In sintesi, la fondazione sostiene che il decentramento è necessario non solo a causa delle disuguaglianze tra regioni e dei cambiamenti nella struttura economica della società, ma anche per il bene della democratizzazione. Inoltre, le regioni dovrebbero essere istituite come unità amministrative autonome. Questo perché la struttura delle province è cambiata significativamente dalla fondazione della repubblica.
La distribuzione dei poteri tra il governo centrale e le unità amministrative autonome regionali dovrebbe essere facilmente regolamentata dalla legge, senza entrare in ulteriori dettagli. Questi sforzi dimostrano quanto profondamente le idee e le proposte di Öcalan per la democratizzazione della Turchia abbiano messo radici nella società e ci permettono di immaginare come il dibattito sia cambiato radicalmente in soli 30 anni.
Le questioni discusse nel 1996 sono ormai alle nostre spalle e nuovi problemi e interrogativi sono al centro del dibattito.
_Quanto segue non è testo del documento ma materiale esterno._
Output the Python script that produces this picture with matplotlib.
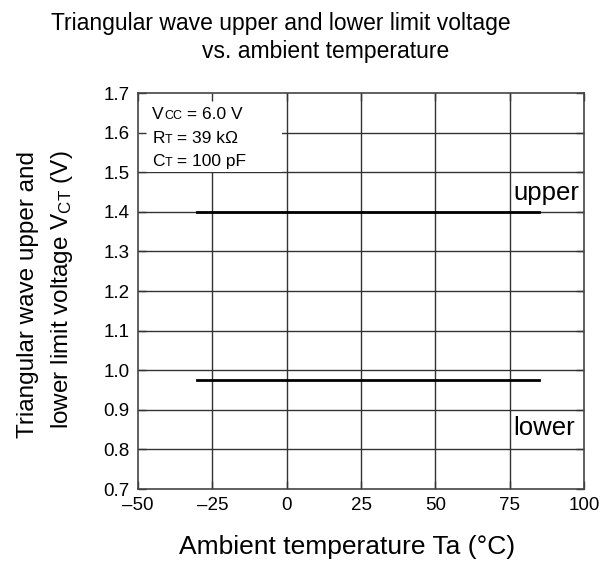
import matplotlib.pyplot as plt
from matplotlib.patches import Rectangle

plt.rcParams['font.family'] = ['Liberation Sans', 'DejaVu Sans']
plt.rcParams['mathtext.fontset'] = 'custom'
plt.rcParams['mathtext.rm'] = 'Liberation Sans'
plt.rcParams['mathtext.it'] = 'Liberation Sans'

# data
temp = [-30, 85]
upper_v = [1.40, 1.40]
lower_v = [0.975, 0.975]
xticks = [-50, -25, 0, 25, 50, 75, 100]
yticks = [0.7, 0.8, 0.9, 1.0, 1.1, 1.2, 1.3, 1.4, 1.5, 1.6, 1.7]
cond_main = ["V", "R", "C"]
cond_sub = ["CC", "T", "T"]
cond_val = [" = 6.0 V", " = 39 kΩ", " = 100 pF"]

fig = plt.figure(figsize=(6.05, 5.63), dpi=100)
ax = fig.add_axes([138 / 605, 1 - 489 / 563, 446 / 605, 396 / 563])

# grid lines drawn by hand so the condition box can cover them
gc = '#333333'
for x in xticks[1:-1]:
    ax.axvline(x, color=gc, lw=1.0, zorder=1)
for y in yticks[1:-1]:
    ax.axhline(y, color=gc, lw=1.0, zorder=1)

ax.add_patch(Rectangle((-50, 1.5), 48.5, 0.2, facecolor='white', edgecolor='none', zorder=1.5))

ax.plot(temp, upper_v, color='black', lw=2, zorder=2)
ax.plot(temp, lower_v, color='black', lw=2, zorder=2)

ax.set_xlim(-50, 100)
ax.set_ylim(0.7, 1.7)
ax.set_xticks(xticks)
ax.set_yticks(yticks)
ax.set_xticklabels([f"{v}".replace('-', '\u2013') for v in xticks])
ax.set_yticklabels([f"{v:.1f}" for v in yticks])
ax.tick_params(direction='in', length=6, width=1.0, color=gc, labelsize=13.5,
               top=True, right=True, pad=6)
for s in ax.spines.values():
    s.set_color('#444444')
    s.set_linewidth(1.2)

# condition text with small baseline subscripts
ys = [1.634, 1.574, 1.516]
for m, sub, val, y in zip(cond_main, cond_sub, cond_val, ys):
    t1 = ax.text(-45.2, y, m, fontsize=12.5, va='baseline', zorder=3)
    t2 = ax.annotate(sub, xy=(1, 0), xycoords=t1, va='bottom', ha='left', fontsize=9, zorder=3)
    ax.annotate(val, xy=(1, 0), xycoords=t1, xytext=(1, 0), textcoords=t2,
                va='bottom', ha='left', fontsize=12.5, zorder=3)

ax.text(76.3, 1.447, "upper", fontsize=18.5, va='center', ha='left')
ax.text(76.3, 0.854, "lower", fontsize=18.5, va='center', ha='left')

fig.text(281 / 605, 1 - 30 / 563, "Triangular wave upper and lower limit voltage",
         fontsize=16.5, ha='center', va='baseline')
fig.text(326 / 605, 1 - 58 / 563, "vs. ambient temperature",
         fontsize=16.5, ha='center', va='baseline')

fig.text(28 / 605, 1 - 294 / 563, "Triangular wave upper and", rotation=90,
         fontsize=17.5, ha='center', va='center')
fig.text(62 / 605, 1 - 290 / 563, r"lower limit voltage V$_{\mathregular{CT}}$ (V)", rotation=90,
         fontsize=17.5, ha='center', va='center')

fig.text(347 / 605, 1 - 547 / 563, "Ambient temperature Ta (°C)",
         fontsize=19, ha='center', va='center')

fig.savefig("out.png", dpi=100)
Il tempo scorre e questo ci dà la speranza che questo percorso possa continuare.
Tuttavia, manca qualcosa affinché questo diventi un dialogo autentico che crei nuove realtà democratiche: la liberazione di Öcalan dal suo isolamento disumano nella prigione dell’isola di İmralı. Quando al popolo curdo verrà riconosciuto il posto e la posizione che gli spettano nella società turca, e quando gli ex combattenti dalle montagne dell’Iraq potranno tornare senza essere messi in pericolo, la democratizzazione di questo Paese sarà realizzata. Avete una vera possibilità, e questa possibilità sta arrivando.
Infine, permettetemi di aggiungere una nota personale. Vengo dalla Germania, un paese in cui il PKK è ancora bandito come organizzazione terroristica. Quando il governo tedesco dichiarò illegale il PKK nel 1993, la comunità curda mi chiese di intentare una causa contro la Corte suprema amministrativa. Ho combattuto in tribunale sulla base del diritto internazionale, ma finora non ho avuto successo.